Manager of Replenishment. On May 21, 2018, Rogers informed Haney her job title would be changing to Senior Manager of Replenishment. Despite the change, Haney was informed that neither her salary nor her benefits would be affected. Five days before Rogers informed Haney her title was changing, Haney received an email from a friend with a job opening at Century Snacks. After Haney was told about the title change, she set up an interview with Century Snacks. From May 29 to June 8, Haney took a preapproved vacation. On June 8, Haney emailed Rogers and other Hain employees stating, “some things have come up that I need to take care of, so I will be out of the office through 6/22/18.” (Doc. 23-5, p. 4). Haney did not request this additional time off, nor did she provide any additional information as to why she could not return to work. On June 21, Haney sent a

resignation letter to Rogers stating While I have enjoyed my time with Hain for most of my career, the working conditions that I have endured for the last few months have become so intolerable that my health has been damaged. My doctor has recommended that I stop working at Hain. I do not believe that my contributions to Hain’s success have been appreciated. Because of my recent demotion, I cannot see a future for me with Hain. I must, therefore, accept my doctor’s recommendation. Please consider this letter as my resignation, effective immediately.

(Doc. 23-6). Prior to sending the email, Haney had already accepted a job with Century Snacks making $55,000 less than she was making at Hain. Haney filed an EEOC charge for sex discrimination and retaliation on October 18, 2018. On March 22, 2019, Haney received a dismissal and notice of right to sue from the EEOC. Haney filed a complaint against Hain in this Court on June 3, 2019, alleging sex discrimination in violation of Title VII of the Civil Rights Act, 42 U.S.C. § 2000e et seq., and the Arkansas Civil Rights Act, Ark. Code Ann. § 16-123-101 et seq. Defendants filed a motion for summary judgment arguing there was no evidence to support Haney’s sex discrimination claims or argument

that she was constructively discharged. II. Summary Judgment Standard On a motion for summary judgment, the burden is on the moving party to show that there is no genuine dispute of material fact and that it is entitled to judgment as a matter of law. Fed. R. Civ. P. 56. Once the movant has met its burden, the nonmovant must present specific facts showing a genuine dispute of material fact exists for trial. Matsushita Elec. Indus. Co. v. Zenith Radio Corp., 475 U.S. 574, 587 (1986). In order for there to be a genuine dispute of material fact, the evidence must be “such that a reasonable jury could return a verdict for the nonmoving party.” Allison v. Flexway Trucking, Inc., 28 F.3d 64, 66 (8th Cir. 1994) (quoting Anderson v.
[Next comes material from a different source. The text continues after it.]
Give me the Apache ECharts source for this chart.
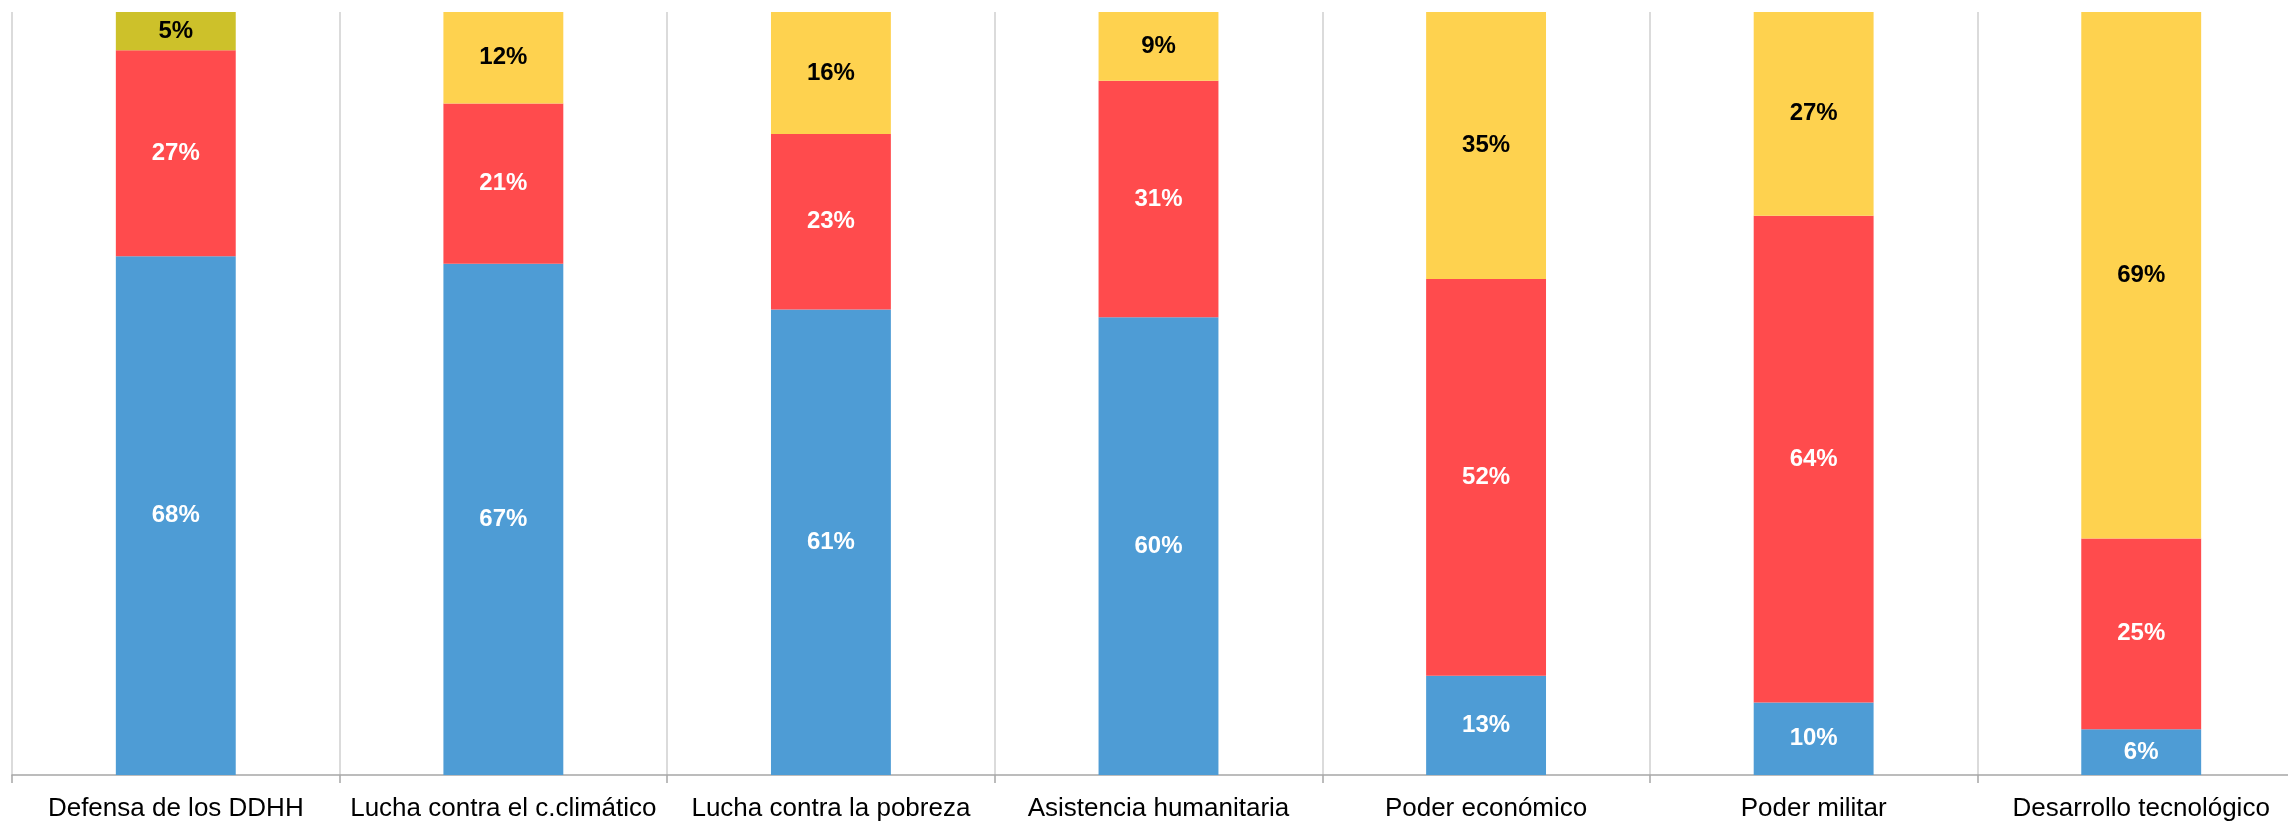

Liberty Lobby, Inc., 477 U.S. 242, 248 (1986)).

III. Analysis To overcome summary judgment on a Title VII sex discrimination claim, a plaintiff must provide “either direct evidence of discrimination or create an inference of [discrimination] under the McDonnell Douglas burden-shifting framework.” Lors v. Dean, 746 F.3d 854, 865 (8th Cir. 2014) (internal quotations and citations omitted). Direct evidence is “evidence of conduct or statements by persons involved in the decision-making process that may be viewed as directly reflecting the alleged discriminatory attitude . . . sufficient to permit the factfinder to infer that the attitude was more likely than not a motivating factor in the employer’s decision.” Radabaugh v. Zip Feed Mills, Inc., 997 F.2d 444, 449 (8th Cir. 1993) (quoting Ostrowski v. Atl. Mut. Ins. Co., 968 F.2d 171, 182 (2d Cir. 1992)) (ellipses in original); see also Torgerson v. City of Rochester, 643 F.3d 1031, 1044 (8th Cir. 2011) (explaining that “direct” evidence here is not the converse of “circumstantial” evidence but instead “refers to the causal strength of the proof.”). Haney cites no evidence of a decisionmaker’s discriminatory attitude that is of sufficient causal strength that a

factfinder could infer that the discrimination was a motivating factor in an adverse employment decision. To overcome summary evidence, she must create an inference of discrimination under the McDonnell Douglas burden-shifting framework. Under McDonnell Douglas, a plaintiff must establish a prima facie case of discrimination. Lors, 746 F.3d. at 867. To establish a prima facie case of gender discrimination, a plaintiff must establish “(1) she was a member of a protected class, (2) she was qualified for her job, (3) she suffered an adverse employment action, and (4) there are facts that give rise to an inference of gender discrimination.” Holland v. Sam’s Club, 487 F.3d 641, 644 (8th Cir. 2007). If a plaintiff establishes an inference of discrimination, the burden shifts to the defendant to articulate a legitimate, nondiscriminatory reason for the action, at which point the burden shifts back to the

plaintiff to show the state reason is pretext for unlawful discrimination.